■ Exercise details ■
In the material below, please retype the lines from the very first through the one with "12.82, 12.93, 13.12, 13.09, 12.59, 12.41, 12.55, 12.48, 12.14]", exactly and without pictures.

+ + + +

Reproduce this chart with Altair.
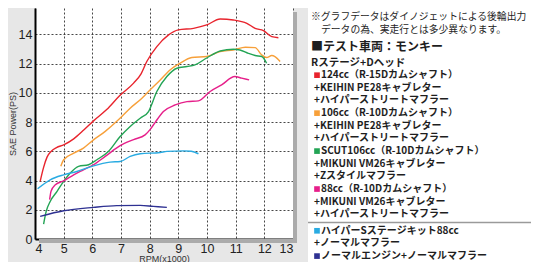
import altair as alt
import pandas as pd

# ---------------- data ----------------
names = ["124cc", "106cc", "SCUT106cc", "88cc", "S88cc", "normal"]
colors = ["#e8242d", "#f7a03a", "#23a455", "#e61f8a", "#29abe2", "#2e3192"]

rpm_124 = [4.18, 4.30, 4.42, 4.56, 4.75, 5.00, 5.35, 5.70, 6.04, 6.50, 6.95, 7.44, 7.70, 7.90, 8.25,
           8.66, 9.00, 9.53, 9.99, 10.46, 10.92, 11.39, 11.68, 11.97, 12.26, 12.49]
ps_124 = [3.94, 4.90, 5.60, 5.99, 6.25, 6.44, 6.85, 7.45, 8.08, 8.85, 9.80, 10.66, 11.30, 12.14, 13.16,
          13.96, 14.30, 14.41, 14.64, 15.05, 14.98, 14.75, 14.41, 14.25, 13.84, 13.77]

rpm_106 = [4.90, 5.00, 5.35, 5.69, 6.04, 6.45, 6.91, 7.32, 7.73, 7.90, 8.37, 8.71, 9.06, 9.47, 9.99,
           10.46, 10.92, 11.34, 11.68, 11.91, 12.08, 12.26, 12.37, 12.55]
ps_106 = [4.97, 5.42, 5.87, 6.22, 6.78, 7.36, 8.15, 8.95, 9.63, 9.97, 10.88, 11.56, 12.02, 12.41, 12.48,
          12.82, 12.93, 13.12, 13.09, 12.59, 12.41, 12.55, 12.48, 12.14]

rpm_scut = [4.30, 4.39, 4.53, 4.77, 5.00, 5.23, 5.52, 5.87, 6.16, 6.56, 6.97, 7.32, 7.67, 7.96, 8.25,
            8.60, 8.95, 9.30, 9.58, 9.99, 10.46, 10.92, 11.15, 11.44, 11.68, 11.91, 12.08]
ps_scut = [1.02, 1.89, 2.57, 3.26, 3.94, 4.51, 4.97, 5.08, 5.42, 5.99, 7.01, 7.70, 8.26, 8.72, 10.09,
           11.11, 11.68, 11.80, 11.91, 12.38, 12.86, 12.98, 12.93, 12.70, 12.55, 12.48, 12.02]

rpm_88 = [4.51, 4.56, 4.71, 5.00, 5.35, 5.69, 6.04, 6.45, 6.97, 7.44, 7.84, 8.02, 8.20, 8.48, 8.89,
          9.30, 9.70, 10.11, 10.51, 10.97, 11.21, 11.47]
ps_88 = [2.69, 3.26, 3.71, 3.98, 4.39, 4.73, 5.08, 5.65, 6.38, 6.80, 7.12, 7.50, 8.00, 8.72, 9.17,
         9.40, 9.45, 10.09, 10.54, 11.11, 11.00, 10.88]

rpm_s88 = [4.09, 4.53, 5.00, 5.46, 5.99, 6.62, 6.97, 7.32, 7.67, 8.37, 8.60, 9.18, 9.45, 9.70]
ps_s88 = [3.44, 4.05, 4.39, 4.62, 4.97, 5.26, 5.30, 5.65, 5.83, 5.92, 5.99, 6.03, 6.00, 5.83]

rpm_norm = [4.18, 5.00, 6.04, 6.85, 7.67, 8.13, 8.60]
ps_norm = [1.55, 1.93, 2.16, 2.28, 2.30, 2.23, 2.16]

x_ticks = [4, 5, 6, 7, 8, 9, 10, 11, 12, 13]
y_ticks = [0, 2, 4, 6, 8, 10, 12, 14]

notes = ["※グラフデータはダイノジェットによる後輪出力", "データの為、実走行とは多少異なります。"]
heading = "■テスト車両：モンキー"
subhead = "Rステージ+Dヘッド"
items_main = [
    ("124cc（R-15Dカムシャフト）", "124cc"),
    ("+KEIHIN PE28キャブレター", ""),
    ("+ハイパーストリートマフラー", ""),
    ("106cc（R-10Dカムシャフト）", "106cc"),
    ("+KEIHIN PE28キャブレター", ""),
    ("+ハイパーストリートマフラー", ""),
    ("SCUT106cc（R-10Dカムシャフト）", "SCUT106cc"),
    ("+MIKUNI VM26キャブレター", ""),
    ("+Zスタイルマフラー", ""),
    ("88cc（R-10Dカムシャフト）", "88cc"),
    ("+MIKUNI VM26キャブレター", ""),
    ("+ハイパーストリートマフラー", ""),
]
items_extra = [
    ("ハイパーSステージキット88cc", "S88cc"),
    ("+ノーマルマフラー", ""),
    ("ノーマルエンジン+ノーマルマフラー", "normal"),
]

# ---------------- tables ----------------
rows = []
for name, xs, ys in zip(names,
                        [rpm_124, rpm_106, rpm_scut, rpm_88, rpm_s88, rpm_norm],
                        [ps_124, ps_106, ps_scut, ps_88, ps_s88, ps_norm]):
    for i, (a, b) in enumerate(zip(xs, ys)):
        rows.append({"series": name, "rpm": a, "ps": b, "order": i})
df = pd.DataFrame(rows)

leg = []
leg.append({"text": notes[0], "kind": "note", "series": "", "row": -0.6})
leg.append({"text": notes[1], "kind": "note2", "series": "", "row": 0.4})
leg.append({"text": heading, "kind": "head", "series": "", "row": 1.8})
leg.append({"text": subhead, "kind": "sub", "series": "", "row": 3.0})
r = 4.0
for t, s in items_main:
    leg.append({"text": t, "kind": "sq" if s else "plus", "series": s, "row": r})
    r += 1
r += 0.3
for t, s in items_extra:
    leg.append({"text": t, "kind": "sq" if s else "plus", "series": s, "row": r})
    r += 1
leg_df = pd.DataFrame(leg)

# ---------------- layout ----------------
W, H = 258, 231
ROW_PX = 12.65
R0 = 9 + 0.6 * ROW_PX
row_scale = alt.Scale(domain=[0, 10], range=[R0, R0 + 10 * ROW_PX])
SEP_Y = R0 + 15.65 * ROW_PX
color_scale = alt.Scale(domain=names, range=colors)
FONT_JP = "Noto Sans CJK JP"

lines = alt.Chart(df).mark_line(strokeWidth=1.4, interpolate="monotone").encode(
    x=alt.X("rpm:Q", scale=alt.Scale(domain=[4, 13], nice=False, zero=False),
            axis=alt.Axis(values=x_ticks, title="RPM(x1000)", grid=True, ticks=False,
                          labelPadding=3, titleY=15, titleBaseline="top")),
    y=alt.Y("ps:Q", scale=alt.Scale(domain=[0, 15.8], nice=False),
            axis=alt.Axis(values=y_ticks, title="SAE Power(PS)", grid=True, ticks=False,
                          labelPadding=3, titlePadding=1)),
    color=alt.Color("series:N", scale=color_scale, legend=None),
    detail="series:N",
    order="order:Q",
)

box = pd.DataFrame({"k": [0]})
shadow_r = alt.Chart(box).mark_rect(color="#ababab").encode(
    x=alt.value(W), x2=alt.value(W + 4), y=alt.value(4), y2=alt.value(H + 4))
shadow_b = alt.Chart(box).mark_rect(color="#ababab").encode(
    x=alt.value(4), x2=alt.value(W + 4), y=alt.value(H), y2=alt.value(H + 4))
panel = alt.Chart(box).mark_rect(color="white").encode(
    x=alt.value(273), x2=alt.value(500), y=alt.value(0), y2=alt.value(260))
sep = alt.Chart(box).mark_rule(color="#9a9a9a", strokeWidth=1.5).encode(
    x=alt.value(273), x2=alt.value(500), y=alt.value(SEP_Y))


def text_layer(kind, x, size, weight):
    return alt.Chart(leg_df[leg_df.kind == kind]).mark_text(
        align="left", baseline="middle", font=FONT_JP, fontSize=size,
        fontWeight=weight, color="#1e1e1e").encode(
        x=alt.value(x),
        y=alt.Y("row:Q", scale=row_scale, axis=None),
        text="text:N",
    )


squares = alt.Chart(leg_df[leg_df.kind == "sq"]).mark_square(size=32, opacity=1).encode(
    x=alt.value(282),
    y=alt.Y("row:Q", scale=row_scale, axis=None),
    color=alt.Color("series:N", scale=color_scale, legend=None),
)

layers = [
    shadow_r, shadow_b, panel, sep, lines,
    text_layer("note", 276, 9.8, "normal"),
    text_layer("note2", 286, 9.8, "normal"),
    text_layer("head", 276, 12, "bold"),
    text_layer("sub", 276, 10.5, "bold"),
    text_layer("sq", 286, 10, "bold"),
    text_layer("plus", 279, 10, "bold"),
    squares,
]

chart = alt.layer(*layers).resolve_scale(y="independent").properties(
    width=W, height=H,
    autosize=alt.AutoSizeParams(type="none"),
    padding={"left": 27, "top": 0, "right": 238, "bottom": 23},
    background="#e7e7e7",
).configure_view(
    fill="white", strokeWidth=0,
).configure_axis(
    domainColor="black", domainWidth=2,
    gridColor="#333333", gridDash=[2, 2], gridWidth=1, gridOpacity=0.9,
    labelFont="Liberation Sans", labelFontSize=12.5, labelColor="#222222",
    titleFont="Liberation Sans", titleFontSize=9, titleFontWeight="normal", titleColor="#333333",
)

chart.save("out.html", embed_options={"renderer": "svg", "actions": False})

+ + + +

■ Finished answer ■
Reproduce this chart with Altair.
import altair as alt
import pandas as pd

# ---------------- data ----------------
names = ["124cc", "106cc", "SCUT106cc", "88cc", "S88cc", "normal"]
colors = ["#e8242d", "#f7a03a", "#23a455", "#e61f8a", "#29abe2", "#2e3192"]

rpm_124 = [4.18, 4.30, 4.42, 4.56, 4.75, 5.00, 5.35, 5.70, 6.04, 6.50, 6.95, 7.44, 7.70, 7.90, 8.25,
           8.66, 9.00, 9.53, 9.99, 10.46, 10.92, 11.39, 11.68, 11.97, 12.26, 12.49]
ps_124 = [3.94, 4.90, 5.60, 5.99, 6.25, 6.44, 6.85, 7.45, 8.08, 8.85, 9.80, 10.66, 11.30, 12.14, 13.16,
          13.96, 14.30, 14.41, 14.64, 15.05, 14.98, 14.75, 14.41, 14.25, 13.84, 13.77]

rpm_106 = [4.90, 5.00, 5.35, 5.69, 6.04, 6.45, 6.91, 7.32, 7.73, 7.90, 8.37, 8.71, 9.06, 9.47, 9.99,
           10.46, 10.92, 11.34, 11.68, 11.91, 12.08, 12.26, 12.37, 12.55]
ps_106 = [4.97, 5.42, 5.87, 6.22, 6.78, 7.36, 8.15, 8.95, 9.63, 9.97, 10.88, 11.56, 12.02, 12.41, 12.48,
          12.82, 12.93, 13.12, 13.09, 12.59, 12.41, 12.55, 12.48, 12.14]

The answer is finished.